Arturia Forums

V Collection - Legacy versions => Mini V => Mini V Users Community => Topic started by: jeffbart on August 29, 2015, 11:58:36 pm

Title: Filter envelope behaviour when playing fast
Post by: jeffbart on August 29, 2015, 11:58:36 pm
When playing fast on Mini v, in monophonic, it sometimes sounds like the filter cutoff gets higher and higher, as if the envelope level is cumulative when it's triggering over and over again quickly (without finishing the whole envelope cycle). i.e. you trigger a note and if it has a long filter decay on it and you retrigger before the decay has completed, the cutoff sounds higher than if you waited for the decay to finish.
Is this standard behaviour on the original hardware?  I never owned one so can't tell.
Title: Re: Filter envelope behaviour when playing fast
Post by: stickman393 on October 27, 2015, 05:09:41 am
I have noticed this behavior also, I assumed it was a bug. No other "minimoog" VST acts like that. I've never played a physical minimoog so I can't comment as to whether this is expected behavior.
Title: Re: Filter envelope behaviour when playing fast
Post by: LBH on October 27, 2015, 04:40:11 pm
There are some threads about this in the forum.

The behavior is in some extend a original minimoog behavior. A characterictica for the synth. It has to do with the "Contour".

I also at first felt the behavior was more than the original do. But i'm not sure after trying to recall. I still think the behavior in MINI V sometimes is more out of control and do it more than the original. But not as much as i first thought. However i do believe the MINI V can be polished. Also in this area.
(For instance the softclip unfortunately create attach and release clicks on some sounds.
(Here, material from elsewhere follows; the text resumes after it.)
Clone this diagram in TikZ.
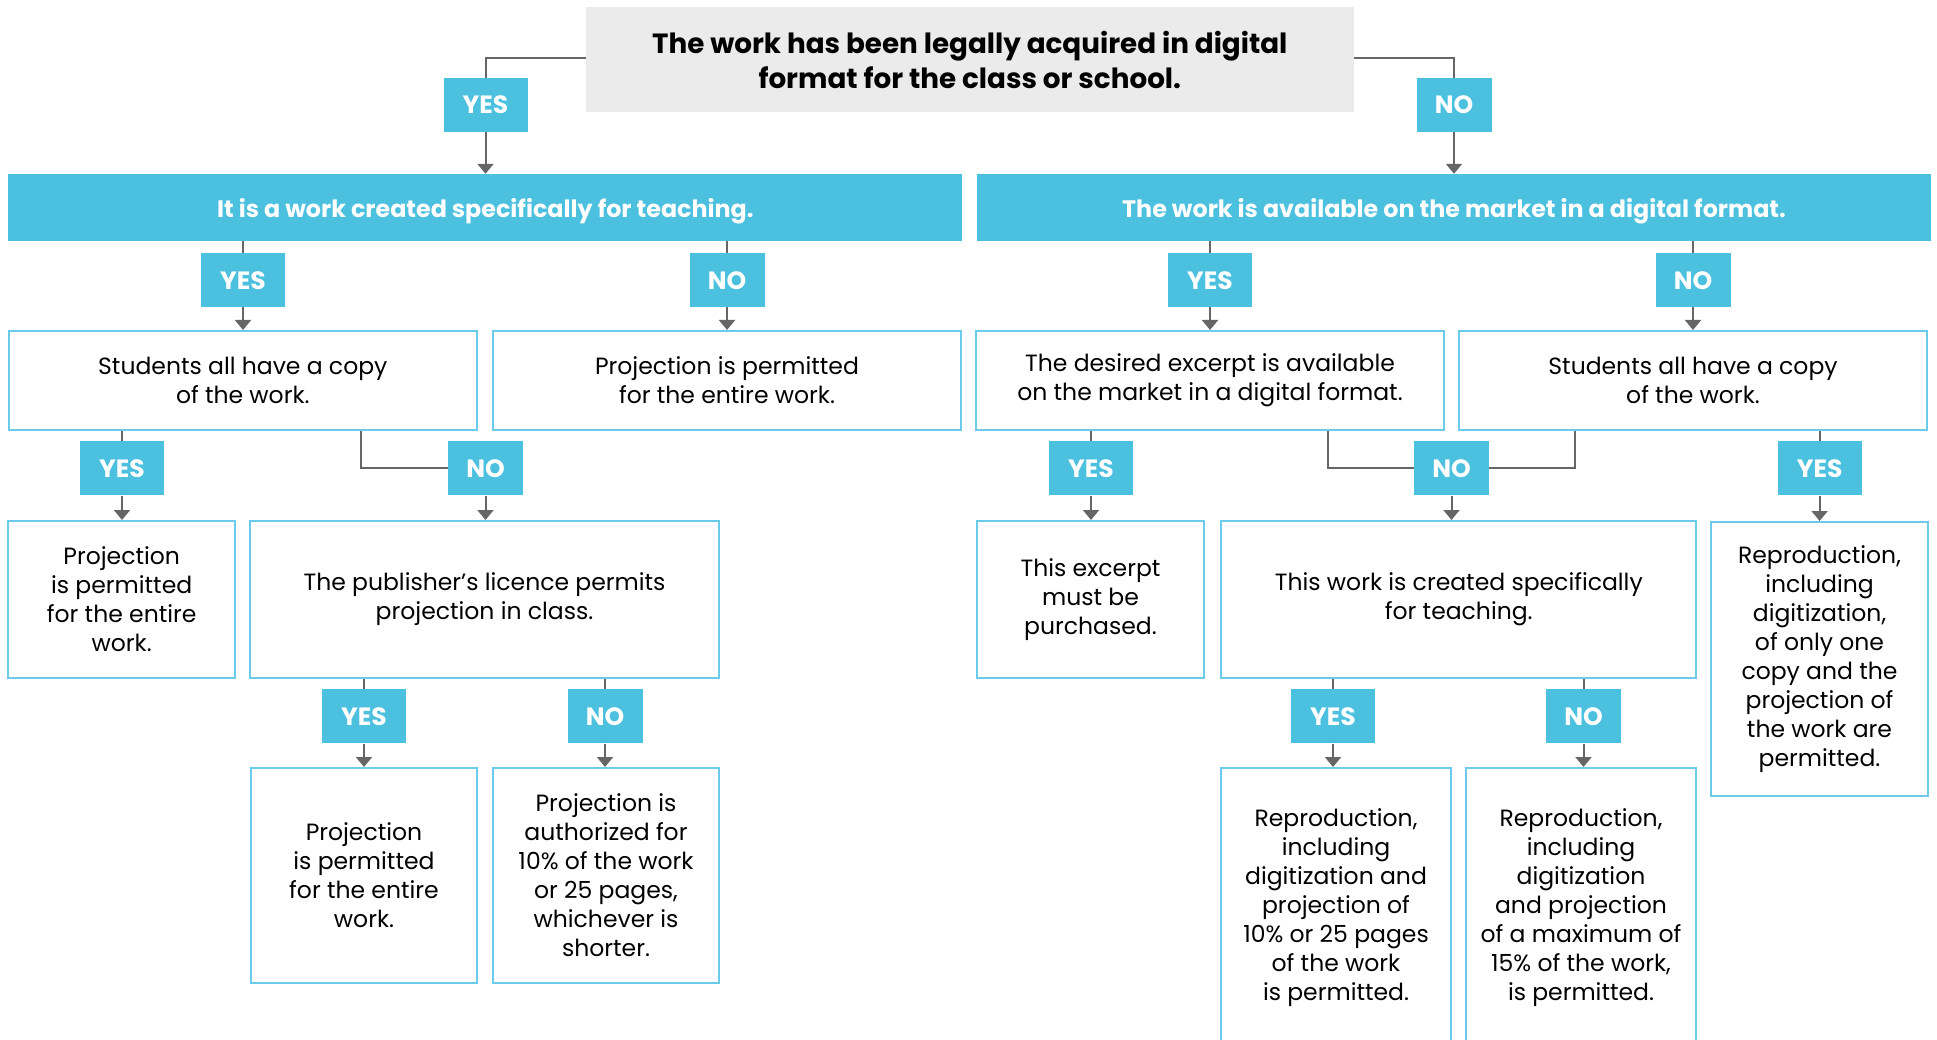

But that's another story.)

By the way - Avid9736 has posted this in another thread: http://www.soundonsound.com/sos/nov99/articles/synthsecrets.htm
Modify message
Title: Re: Filter envelope behaviour when playing fast
Post by: jeffbart on November 08, 2015, 07:13:03 am
An experiment - all oscillators off, filter emphasis set to self resonate, both keyboard control of filter switches set to off and small amount of contour - it's really easy to check the behaviour. It seems to be influenced by the decay time of the loudness contour as well, which is surprising, as I assumed the filter contour and loudness contour would be independent. With small amounts of loudness decay, the filter cutoff jumps around quite erratically when notes are played quickly. As the loudness decay is increased the cumulative change to the filter contour is smoother, more predictable.